I’m not one to rag on anyone, however, there is no way he should be given the chance to be a Director again. His poor track record speaks for itself. There is no way known that he didn’t have knowledge of what was happening financially and he has obviously turned a blind eye whilst still promoting himself as a brilliant, generous and caring CEO. Choices and consequences I say. I really feel for the creditors.

Rachel G

I feel for the creditors, the employees and particularly their temp staff, however this man should not be able to continue as a director of any business as he clearly doesn’t understand how to manage cash flow or a balance sheet. Using a debtor finance facility and undercutting people to win contracts isn’t good business long term. Money due to the ATO and statutory bodies is money that has likely been oncosted to clients (as it wasn’t tax due from the non existent profits) and missing superannuation is stealing money from your employee’s futures, even more so if it is your temps. Where are the consequences for this bad behaviour?

Jamie

If the DOCA passes, it would signal that creditors have little faith in Collar Group’s long-term viability. Stephenson’s track record, potential legal issues, and the minimal return of 9 cents on the dollar highlight the risks. Accepting this offer seems like a desperate move, reflecting more on the lack of better options than confidence in the company’s future. Interesting few days ahead… 👀

Anis kaur

Waiting for Anon to strike

Anon

If creditors accept this DOCA, it’s a glaring sign they’ve lost all faith in Collar Group’s future. Ephram Stephenson’s history of running companies into the ground speaks volumes. He’s already driven two recruitment companies into voluntary administration and now expects creditors to trust him again? His potential legal troubles and the paltry 9 cents on the dollar offer are just the tip of the iceberg. This DOCA is nothing more than a desperate attempt to cover up poor management and financial incompetence. It’s a slap in the face to everyone owed money by this failing enterprise.

Tony

Accepting this DOCA would be a clear admission that Collar Group has no future. Since the administration announcement, the mass exodus of staff and the complete shutdown of the Adelaide office are glaring red flags. With such a significant loss of talent and confidence, how can anyone believe in this company’s recovery? The offer of 9 cents on the dollar is insulting and shows the desperate state of affairs. This isn’t a plan for recovery; it’s a last-ditch effort to stay afloat in a sinking ship. Ephram is done in this industry and should be barred from ever being involved in a business again.

john mooney

should be behind bars for ruining those staff careers r

Anon

It’s official.

The DOCA has been approved by creditors as of yesterday.
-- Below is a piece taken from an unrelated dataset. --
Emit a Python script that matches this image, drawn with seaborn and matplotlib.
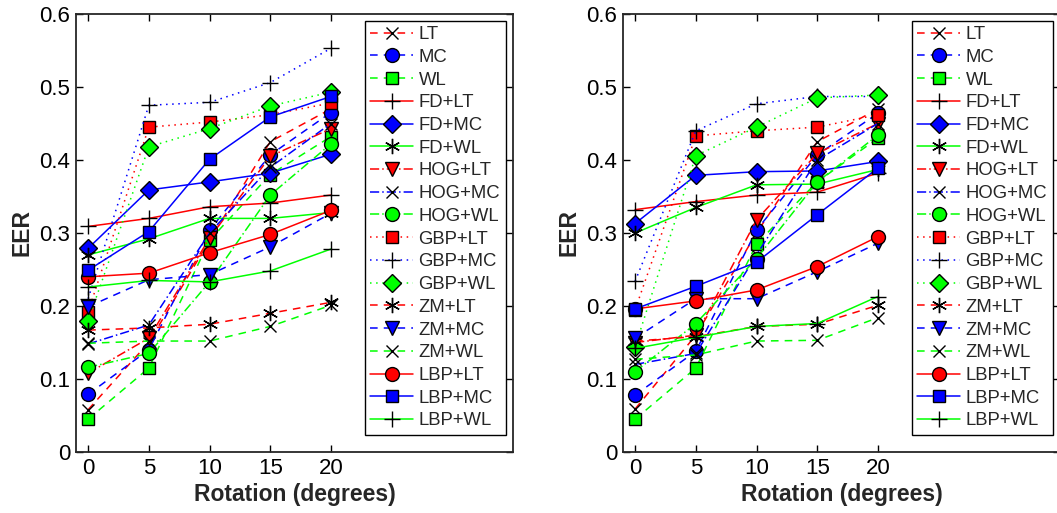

This should be interesting to see how things pan out.

Anon

Worked for this company for a very short time as a seasoned recruiter it took only a few weeks to realise the hype did not match the action. Its terrible that good people left good jobs to join a sinking ship

Anon

I know someone who was meant to start with them and they risked everything from moving overseas and even moved into their accommodation which they can now hardly afford as Australia is an expensive country.

Now with this situation and with their start dafe delayed, its like nothing ‘positive’ will happen.

The CEO should be ashamed of himself for treating even future employees for not being transparent and running a sinking ship.

He should be stripped of his awards as frankly – he clearly doesn’t deserve them.

Last edited 11 days ago by Anon
Anis kaur

Loving the fact the auto filled documentation was sent to internal staff coercing them for a yes vote.

When raised in the administration meeting it was swept under the rug of anyone could change their vote or have the meeting adjourned as more information came to light.

David Ross and Ephram should not be able to work or do business.